* start DATA LINES *

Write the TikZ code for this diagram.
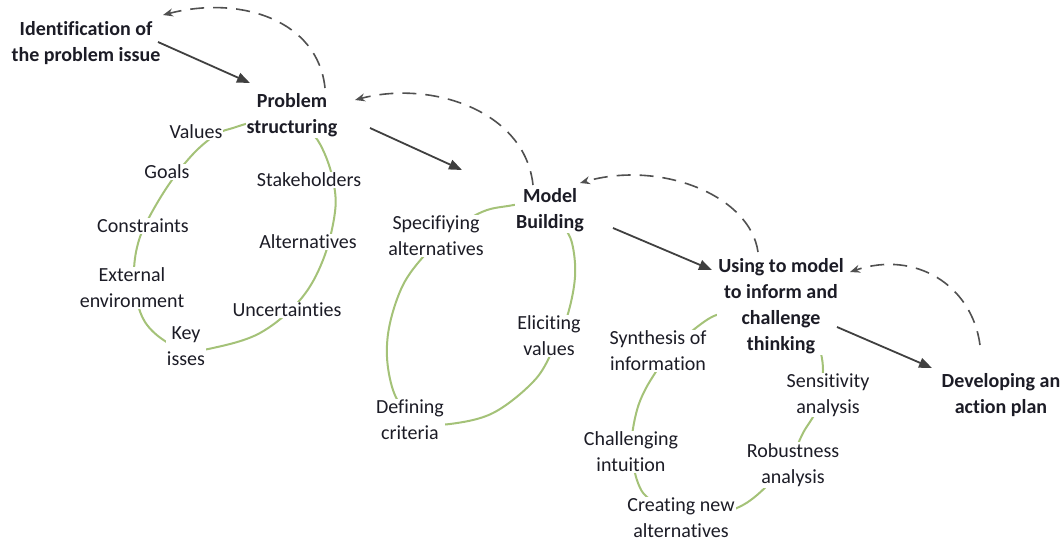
\documentclass[tikz,border=0pt]{standalone}
\usepackage{fontspec}
\setmainfont{Carlito}[Ligatures={NoCommon,NoDiscretionary,NoContextual}]
\usetikzlibrary{arrows.meta,calc}
\definecolor{loopgreen}{RGB}{164,194,120}
\definecolor{inkdark}{RGB}{28,28,38}
\definecolor{arrowgray}{RGB}{64,64,64}
\definecolor{dashgray}{RGB}{80,80,80}
\begin{document}
\begin{tikzpicture}[x=1pt,y=-1pt,
  stage/.style={font=\fontsize{20}{26}\selectfont\bfseries, text=inkdark, align=center, fill=white, inner sep=1pt},
  item/.style={font=\fontsize{20}{26}\selectfont, text=inkdark, align=center, fill=white, inner sep=1pt},
  loop/.style={draw=loopgreen, line width=2pt},
  flow/.style={draw=arrowgray, line width=1.8pt, -{Triangle[length=13pt,width=10pt]}},
  back/.style={draw=dashgray, line width=1.6pt, dash pattern=on 14pt off 9pt, -{Stealth[length=10pt,width=8pt]}}]
\useasboundingbox (0,0) rectangle (1063,541);

% cycle around problem structuring
\draw[loop] plot[smooth cycle, tension=0.6] coordinates {
  (233,128) (217,134) (195,152) (172,180) (152,212) (139,240) (134,270)
  (137,300) (145,322) (162,339) (185,350) (213,348) (260,333) (300,300)
  (323,260) (335,212) (333,180) (323,150) (310,132) (285,121) (255,122)};
% cycle around model building
\draw[loop] plot[smooth cycle, tension=0.6] coordinates {
  (508,206) (487,210) (467,220) (445,236) (423,257) (403,285) (390,323)
  (387,357) (393,390) (405,410) (425,422) (450,424) (493,413) (533,382)
  (552,352) (567,317) (575,277) (572,243) (562,225) (545,208) (525,204)};
% cycle around using the model
\draw[loop] plot[smooth cycle, tension=0.6] coordinates {
  (710,318) (687,335) (670,350) (657,370) (645,390) (637,410) (632,437)
  (633,462) (638,483) (647,497) (670,510) (710,515) (743,505) (770,483)
  (790,460) (803,433) (817,408) (823,370) (817,340) (806,322) (785,312)
  (750,310) (728,312)};

% main stages
\node[stage] (id)  at (86,43)   {Identification of\\the problem issue};
\node[stage] (ps)  at (292,115) {Problem\\structuring};
\node[stage] (mb)  at (550,210) {Model\\Building};
\node[stage] (use) at (781,306) {Using to model\\to inform and\\challenge\\thinking};
\node[stage] (dev) at (1001,395) {Developing an\\action plan};

% problem structuring items
\node[item] (values) at (196,132) {Values};
\node[item] (goals)  at (167,172) {Goals};
\node[item] (constr) at (143,226) {Constraints};
\node[item] (extenv) at (132,288) {External\\environment};
\node[item] (keyiss) at (186,346) {Key\\isses};
\node[item] (stake)  at (309,180) {Stakeholders};
\node[item] (altern) at (308,242) {Alternatives};
\node[item] (uncert) at (287,310) {Uncertainties};

% model building items
\node[item] (specalt) at (436,236) {Specifiying\\alternatives};
\node[item] (elicit)  at (549,336) {Eliciting\\values};
\node[item] (defcrit) at (410,420) {Defining\\criteria};

% using the model items
\node[item] (synth)  at (658,351) {Synthesis of\\information};
\node[item] (chall)  at (631,452) {Challenging\\intuition};
\node[item] (create) at (681,518) {Creating new\\alternatives};
\node[item] (sens)   at (828,395) {Sensitivity\\analysis};
\node[item] (robust) at (793,465) {Robustness\\analysis};

% forward flow
\draw[flow] ($(id)+(72,-1)$) -- ($(ps)+(-42,-32)$);
\draw[flow] ($(ps)+(78,13)$) -- ($(mb)+(-88,-40)$);
\draw[flow] ($(mb)+(63,18)$) -- ($(use)+(-69,-36)$);
\draw[flow] ($(use)+(56,21)$) -- ($(dev)+(-69,-27)$);

% feedback loops
\draw[back] ($(ps)+(33,-27)$) .. controls (318,20) and (240,-5) .. ($(id)+(77,-28)$);
\draw[back] ($(mb)+(-17,-25)$) .. controls (525,110) and (430,80) .. ($(ps)+(63,-15)$);
\draw[back] ($(use)+(-23,-54)$) .. controls (750,195) and (660,160) .. ($(mb)+(30,-27)$);
\draw[back] ($(dev)+(-21,-50)$) .. controls (972,285) and (915,250) .. ($(use)+(69,-34)$);
\end{tikzpicture}
\end{document}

* end DATA LINES *

Exactly as written, please give again the lines from the beginning of the listing through the line containing "(0,0) rectangle (1063,541);", inclusive, without any pictures.

Write the TikZ code for this diagram.
\documentclass[tikz,border=0pt]{standalone}
\usepackage{fontspec}
\setmainfont{Carlito}[Ligatures={NoCommon,NoDiscretionary,NoContextual}]
\usetikzlibrary{arrows.meta,calc}
\definecolor{loopgreen}{RGB}{164,194,120}
\definecolor{inkdark}{RGB}{28,28,38}
\definecolor{arrowgray}{RGB}{64,64,64}
\definecolor{dashgray}{RGB}{80,80,80}
\begin{document}
\begin{tikzpicture}[x=1pt,y=-1pt,
  stage/.style={font=\fontsize{20}{26}\selectfont\bfseries, text=inkdark, align=center, fill=white, inner sep=1pt},
  item/.style={font=\fontsize{20}{26}\selectfont, text=inkdark, align=center, fill=white, inner sep=1pt},
  loop/.style={draw=loopgreen, line width=2pt},
  flow/.style={draw=arrowgray, line width=1.8pt, -{Triangle[length=13pt,width=10pt]}},
  back/.style={draw=dashgray, line width=1.6pt, dash pattern=on 14pt off 9pt, -{Stealth[length=10pt,width=8pt]}}]
\useasboundingbox (0,0) rectangle (1063,541);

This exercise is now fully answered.